November has been a busy month for the Affordable Care Act. On November 15, the second round of Healthcare.gov’s open enrollment will begin. And on November 7, the Supreme Court agreed to hear a case that threatens to undermine the law in the large majority of states. This blog explores these two issues, concluding with a discussion of two other near term challenges to Obamacare. 2015 Open Enrollment
Last year’s botched rollout of Healthcare.gov was a technological (and political) disaster for Obamacare. All indications are that this year’s open enrollment period will run more smoothly (the website was even made available early for users to preview plans, something that would have been unthinkable last year).
Assuming fewer technological problems, the focus this year will be on two key issues. First is the price of premiums. Because the Affordable Care Act bans price discrimination based on health status (with limited exceptions for tobacco use and age), critics of Obamacare have predicted that the cost of insurance premiums will spike as insurers cope with the new pool of sick enrollees. While early analysis suggests that a feared spike in premium prices has not materialized, more data will be forthcoming once open enrollment begins.
To prevent a premium spike, Obamacare must attract young, healthy enrollees to offset the sicker and more at-risk people insurance plans are now required to cover. So the second focus this year will be on how many people enroll (and re-enroll) in the program, with special attention paid to the low-risk young and healthy. Attracting new enrollees will be more difficult this year as much of the “low-hanging fruit” signed up for coverage in 2014 (something the U.S. government seems to have realized as it recently downgraded its enrollment estimates).
Faced with these challenges, President Obama may need to consider some unconventional tactics to promote health reform…
King v. Burwell’s existential threat
Among the Affordable Care Act’s crucial reforms are tax subsidies (“premium tax credits”), designed to offset the cost of premiums for low-income individuals. Without these, Obamacare’s individual mandate, which requires everyone to purchase insurance or pay a penalty, would become untenable (and unconscionable). Without the individual mandate, the young and healthy could decide not to enroll, preferring to wait until they need health care. This would lead to markets dominated by the sick or at-risk, resulting in unaffordable insurance premiums.
Earlier this month, the Supreme Court agreed to hear a case that goes to the heart of these subsidies. The issue in King v. Burwell comes down to five words. The Affordable Care Act states in several places that subsidies are available to those enrolled using an “Exchange established by the State.” However, 34 of the states have not established their own exchanges, leaving administration to the federal government. Those challenging subsidies to the federally-run exchanges argue that the language is clear and unambiguous, leaving the the Court’s with an obvious choice, while the law’s proponents claim the phrase should be interpreted in light of the law as a whole, which they read as suggesting that Congress did not intend to limit subsidies only to state-run exchanges.

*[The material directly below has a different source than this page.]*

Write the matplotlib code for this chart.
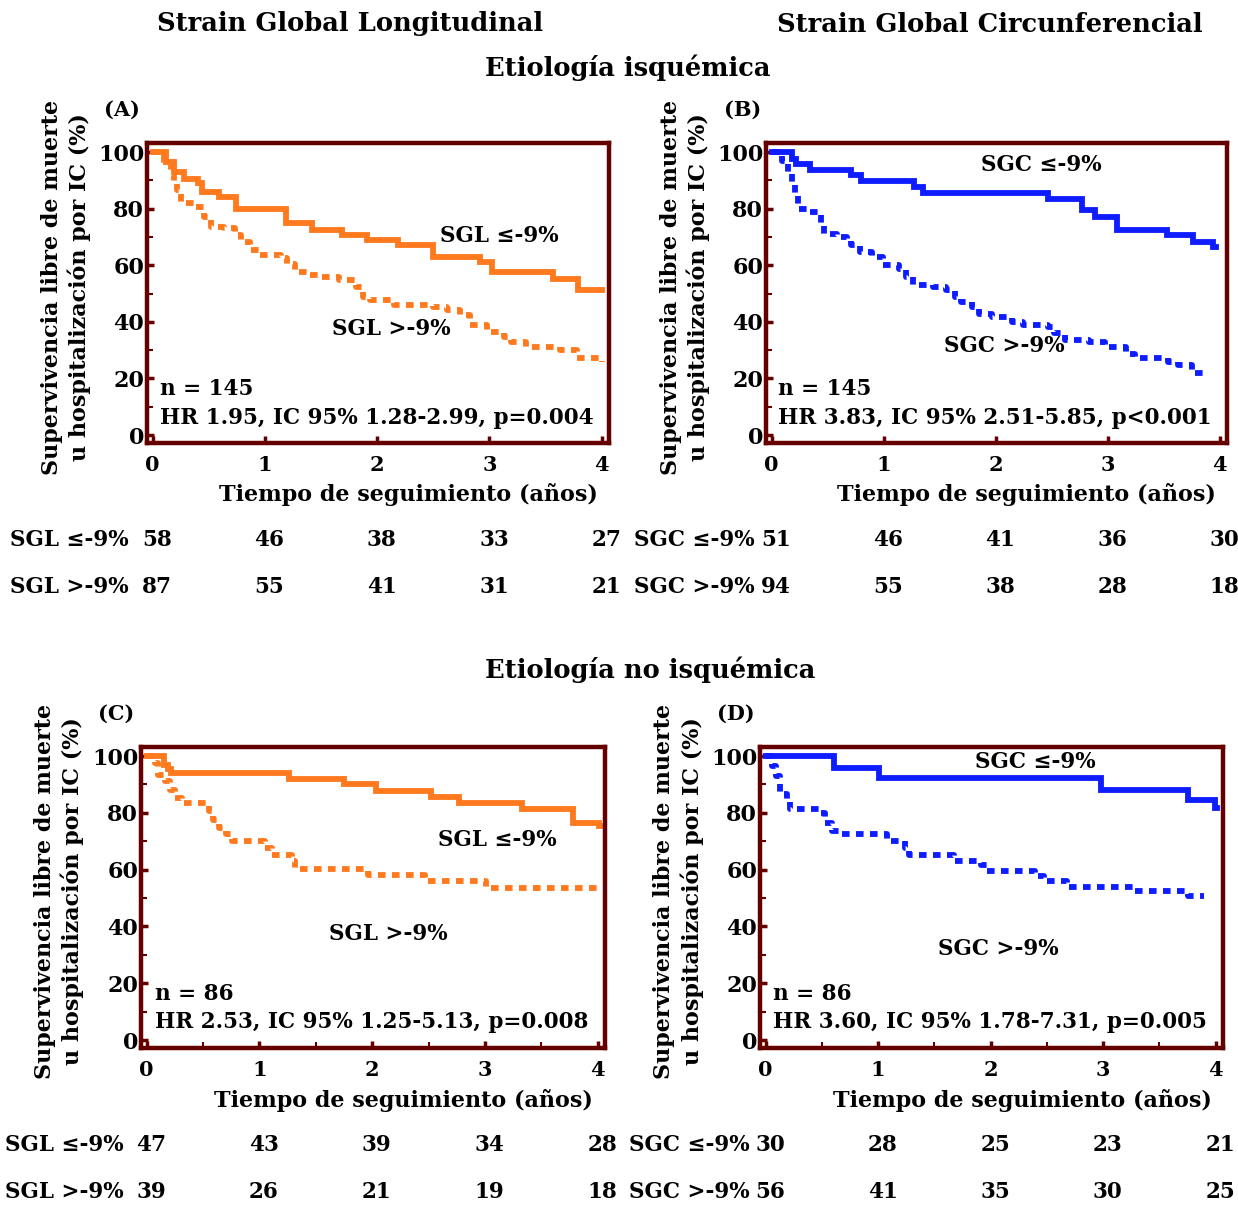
import matplotlib
matplotlib.use('Agg')
import matplotlib.pyplot as plt
from matplotlib.ticker import MultipleLocator, FixedLocator

plt.rcParams['font.family'] = ['DejaVu Serif']
plt.rcParams['font.weight'] = 'bold'

ORANGE = '#ff7a1e'
BLUE = '#0d1dff'
FRAME = '#640000'

# ---- curvas (tiempo en años, supervivencia en %) ----
# (A) SGL, etiologia isquemica
a_low_t = [0, 0.12, 0.19, 0.28, 0.40, 0.44, 0.59, 0.74, 1.19, 1.42, 1.69, 1.91, 2.19, 2.50, 2.92, 3.02, 3.57, 3.79, 4.0]
a_low_s = [100, 96.5, 93, 90.6, 89, 85.9, 84.1, 80, 75, 72.6, 70.6, 68.8, 67.1, 62.9, 61.2, 57.6, 55.3, 51.2, 51.2]
a_high_t = [0, 0.10, 0.16, 0.19, 0.22, 0.25, 0.37, 0.46, 0.52, 0.64, 0.73, 0.79, 0.87, 0.96, 1.14, 1.20, 1.27, 1.38,
            1.47, 1.66, 1.81, 1.87, 1.94, 2.15, 2.50, 2.62, 2.74, 2.83, 2.98, 3.13, 3.19, 3.33, 3.63, 3.78, 4.0]
a_high_s = [100, 96, 92, 89, 86.5, 82, 80.6, 77, 73.5, 73, 70.6, 68.2, 65.3, 63.5, 62.4, 60.6, 57.6, 56.5,
            55.9, 54.7, 52.4, 48.8, 47.6, 45.9, 45.3, 44.1, 42.4, 38.8, 36.5, 34.7, 32.9, 31.2, 30, 27.1, 25.9]

# (B) SGC, etiologia isquemica
b_low_t = [0, 0.18, 0.22, 0.34, 0.71, 0.80, 1.27, 1.35, 2.47, 2.77, 2.89, 3.08, 3.53, 3.76, 3.94, 3.97]
b_low_s = [100, 97.6, 95.9, 93.5, 91.8, 89.8, 87.6, 85.6, 83.5, 79.4, 77, 72.6, 70.6, 68.2, 66.5, 66.5]
b_high_t = [0, 0.09, 0.15, 0.18, 0.21, 0.24, 0.33, 0.41, 0.44, 0.47, 0.58, 0.67, 0.71, 0.79, 0.90, 0.99, 1.14, 1.20,
            1.26, 1.44, 1.56, 1.64, 1.69, 1.79, 1.85, 1.97, 2.15, 2.24, 2.47, 2.52, 2.62, 2.83, 2.98, 3.16, 3.24,
            3.54, 3.63, 3.75, 3.90]
b_high_s = [100, 97, 92.4, 89.4, 85.3, 80, 78.8, 78.2, 74.7, 71.2, 70, 68.8, 67.1, 64.7, 62.9, 60, 58.8, 55.9,
            52.9, 52.4, 51.2, 48.8, 47, 45.3, 42.9, 41.8, 40, 38.8, 38.2, 35.9, 33.5, 32.9, 31.2, 28.8, 27.1,
            25.9, 24.7, 21.8, 21.8]

# (C) SGL, etiologia no isquemica
c_low_t = [0, 0.15, 0.19, 0.22, 1.26, 1.75, 2.03, 2.52, 2.77, 3.33, 3.78, 4.01, 4.04]
c_low_s = [100, 97, 95.3, 94.1, 91.8, 90, 87.6, 85.5, 83.5, 81.2, 76.5, 75.3, 75.3]
c_high_t = [0, 0.07, 0.10, 0.16, 0.21, 0.25, 0.31, 0.55, 0.59, 0.64, 0.70, 0.76, 1.05, 1.11, 1.29, 1.32,
            1.96, 2.47, 3.01, 4.04]
c_high_s = [100, 97.6, 93.5, 91.2, 88.2, 85.3, 83.5, 80.6, 77.6, 74.7, 72.4, 70, 67.6, 65.3, 62.9, 60.4,
            58.2, 55.9, 53.5, 53.5]

# (D) SGC, etiologia no isquemica
d_low_t = [0, 0.61, 1.01, 2.98, 3.75, 3.99, 4.01]
d_low_s = [100, 95.9, 92.4, 88.2, 84.4, 81.8, 81.8]
d_high_t = [0, 0.06, 0.09, 0.13, 0.19, 0.22, 0.49, 0.53, 0.59, 0.67, 1.08, 1.24, 1.27, 1.67, 1.91, 1.97,
            2.39, 2.47, 2.68, 3.27, 3.75, 3.90]
d_high_s = [100, 96.5, 92.9, 86.5, 84.1, 81.2, 80, 76.5, 73.5, 72.4, 70, 67.6, 65, 63.2, 61.8, 59.7,
            57.6, 55.9, 53.8, 52.6, 50.6, 50.6]

# ---- pacientes en riesgo ----
risk_years = [0, 1, 2, 3, 4]
a_risk_low = [58, 46, 38, 33, 27]
a_risk_high = [87, 55, 41, 31, 21]
b_risk_low = [51, 46, 41, 36, 30]
b_risk_high = [94, 55, 38, 28, 18]
c_risk_low = [47, 43, 39, 34, 28]
c_risk_high = [39, 26, 21, 19, 18]
d_risk_low = [30, 28, 25, 23, 21]
d_risk_high = [56, 41, 35, 30, 25]

x_ticks = [0, 1, 2, 3, 4]
y_ticks = [0, 20, 40, 60, 80, 100]

W, H = 1238, 1206
fig = plt.figure(figsize=(W / 100, H / 100), dpi=100)


def box(left, top, right, bottom):
    return [left / W, 1 - bottom / H, (right - left) / W, (bottom - top) / H]


panels = [
    dict(rect=box(147, 143, 609, 443), color=ORANGE, name='SGL',
         low=(a_low_t, a_low_s), high=(a_high_t, a_high_s),
         low_pos=(3.09, 70.2), high_pos=(2.13, 37.4),
         n='n = 145', hr='HR 1.95, IC 95% 1.28-2.99, p=0.004', stat_x=0.028,
         letter='(A)', risk=(a_risk_low, a_risk_high), risk_lx=-0.2965, minor_x=False),
    dict(rect=box(766, 143, 1227, 443), color=BLUE, name='SGC',
         low=(b_low_t, b_low_s), high=(b_high_t, b_high_s),
         low_pos=(2.41, 95.3), high_pos=(2.08, 31.4),
         n='n = 145', hr='HR 3.83, IC 95% 2.51-5.85, p<0.001', stat_x=0.026,
         letter='(B)', risk=(b_risk_low, b_risk_high), risk_lx=-0.2863, minor_x=False),
    dict(rect=box(141, 747, 605, 1048), color=ORANGE, name='SGL',
         low=(c_low_t, c_low_s), high=(c_high_t, c_high_s),
         low_pos=(3.11, 70.6), high_pos=(2.14, 37.4),
         n='n = 86', hr='HR 2.53, IC 95% 1.25-5.13, p=0.008', stat_x=0.03,
         letter='(C)', risk=(c_risk_low, c_risk_high), risk_lx=-0.2925, minor_x=True),
    dict(rect=box(760, 747, 1223, 1048), color=BLUE, name='SGC',
         low=(d_low_t, d_low_s), high=(d_high_t, d_high_s),
         low_pos=(2.40, 97.8), high_pos=(2.07, 32.1),
         n='n = 86', hr='HR 3.60, IC 95% 1.78-7.31, p=0.005', stat_x=0.028,
         letter='(D)', risk=(d_risk_low, d_risk_high), risk_lx=-0.283, minor_x=True),
]

ylab = 'Supervivencia libre de muerte\nu hospitalización por IC (%)'

for p in panels:
    ax = fig.add_axes(p['rect'])
    ax.step(p['low'][0], p['low'][1], where='post', color=p['color'], lw=4.2,
            solid_joinstyle='miter')
    ax.step(p['high'][0], p['high'][1], where='post', color=p['color'], lw=4.2,
            linestyle=(0, (1.3, 1.1)), dash_capstyle='butt')
    ax.set_xlim(-0.05, 4.065)
    ax.set_ylim(-2.8, 103.2)
    for sp in ax.spines.values():
        sp.set_color(FRAME)
        sp.set_linewidth(3.2)
    ax.set_xticks(x_ticks)
    ax.set_yticks(y_ticks)
    ax.set_xticklabels([str(v) for v in x_ticks], fontsize=15, fontweight='bold')
    ax.set_yticklabels([str(v) for v in y_ticks], fontsize=16, fontweight='bold')
    ax.yaxis.set_minor_locator(MultipleLocator(10))
    if p['minor_x']:
        ax.xaxis.set_minor_locator(FixedLocator([0.5, 1.5, 2.5, 3.5]))
    ax.tick_params(which='major', direction='in', length=5, width=2.5, color=FRAME)
    ax.tick_params(which='minor', direction='in', length=4, width=1.5, color=FRAME)
    ax.tick_params(axis='y', which='major', pad=2)
    ax.tick_params(axis='x', which='major', pad=9)

    ax.text(p['low_pos'][0], p['low_pos'][1], p['name'] + ' ≤-9%', fontsize=15.5,
            fontweight='bold', ha='center', va='center')
    ax.text(p['high_pos'][0], p['high_pos'][1], p['name'] + ' >-9%', fontsize=15.5,
            fontweight='bold', ha='center', va='center')
    ax.text(p['stat_x'], 16.2, p['n'], fontsize=15.5, fontweight='bold', ha='left', va='center',
            transform=ax.get_yaxis_transform())
    ax.text(p['stat_x'], 6.2, p['hr'], fontsize=15.5, fontweight='bold', ha='left', va='center',
            transform=ax.get_yaxis_transform())

    ax.text(-0.092, 1.11, p['letter'], fontsize=15, fontweight='bold', ha='left', va='center',
            transform=ax.transAxes)
    ax.text(0.566, -0.173, 'Tiempo de seguimiento (años)', fontsize=16, fontweight='bold',
            ha='center', va='center', transform=ax.transAxes)
    ax.text(-0.176, 0.52, ylab, fontsize=16, fontweight='bold', rotation=90, ha='center',
            va='center', linespacing=1.25, transform=ax.transAxes)

    # tabla de pacientes en riesgo
    for row_y, label, counts in [(-0.322, p['name'] + ' ≤-9%', p['risk'][0]),
                                 (-0.48, p['name'] + ' >-9%', p['risk'][1])]:
        ax.text(p['risk_lx'], row_y, label, fontsize=15.5, fontweight='bold', ha='left',
                va='center', transform=ax.transAxes)
        for yr, cnt in zip(risk_years, counts):
            ax.text(yr + 0.04, row_y, str(cnt), fontsize=15.5, fontweight='bold', ha='center',
                    va='center', transform=ax.get_xaxis_transform(), clip_on=False)

fig.text(350 / W, 1 - 24 / H, 'Strain Global Longitudinal', fontsize=18.5, fontweight='bold',
         ha='center', va='center')
fig.text(990 / W, 1 - 24 / H, 'Strain Global Circunferencial', fontsize=18.5, fontweight='bold',
         ha='center', va='center')
fig.text(628 / W, 1 - 68 / H, 'Etiología isquémica', fontsize=18.5, fontweight='bold',
         ha='center', va='center')
fig.text(650 / W, 1 - 670 / H, 'Etiología no isquémica', fontsize=18.5, fontweight='bold',
         ha='center', va='center')

fig.savefig('out.png', dpi=100)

Were the Court to rule that the language should be interpreted literally, it could render the individual mandate untenable in the 34 states that currently use the federal exchanges. To avoid these consequences, states would have options to enter the exchange if they so chose. However, given the current political climate, many states would likely opt instead to do nothing, hoping that Obamacare would unravel as a result. Other issues
There are several other crucial tests facing the Affordable Care Act in the near term. Two of the most significant include the changing political makeup of Congress and the implementation of the long-delayed employer mandate. First, Republican-control of both branches of Congress will give Republicans more power to drive the agenda. Both House Speaker Boehner and Senate Majority Leader Mitch McConnell have vowed to repeal the law, making compromise in the near term unlikely. President Obama would, of course, veto any bill that seriously undermined the provisions of the Affordable Care Act.
Implementation of the employer mandate will also prove an important, and perhaps difficult, hurdle over the next year and a half. Originally meant to begin in early 2014, the mandate has been delayed several times. Currently all signs point to the employer mandate being put into effect in 2015 for companies with more than 100 full-time employees, and in 2016 for companies with 50-99 full-time employees. The employer mandate is one of the last large pieces of unfinished business. Its successful implementation would represent a major milestone, bringing Obamacare close to full implementation.
The views reflected in this blog are those of the individual authors and do not necessarily represent those of the O’Neill Institute for National and Global Health Law or Georgetown University. This blog is solely informational in nature, and not intended as a substitute for competent legal advice from a licensed and retained attorney in your state or country.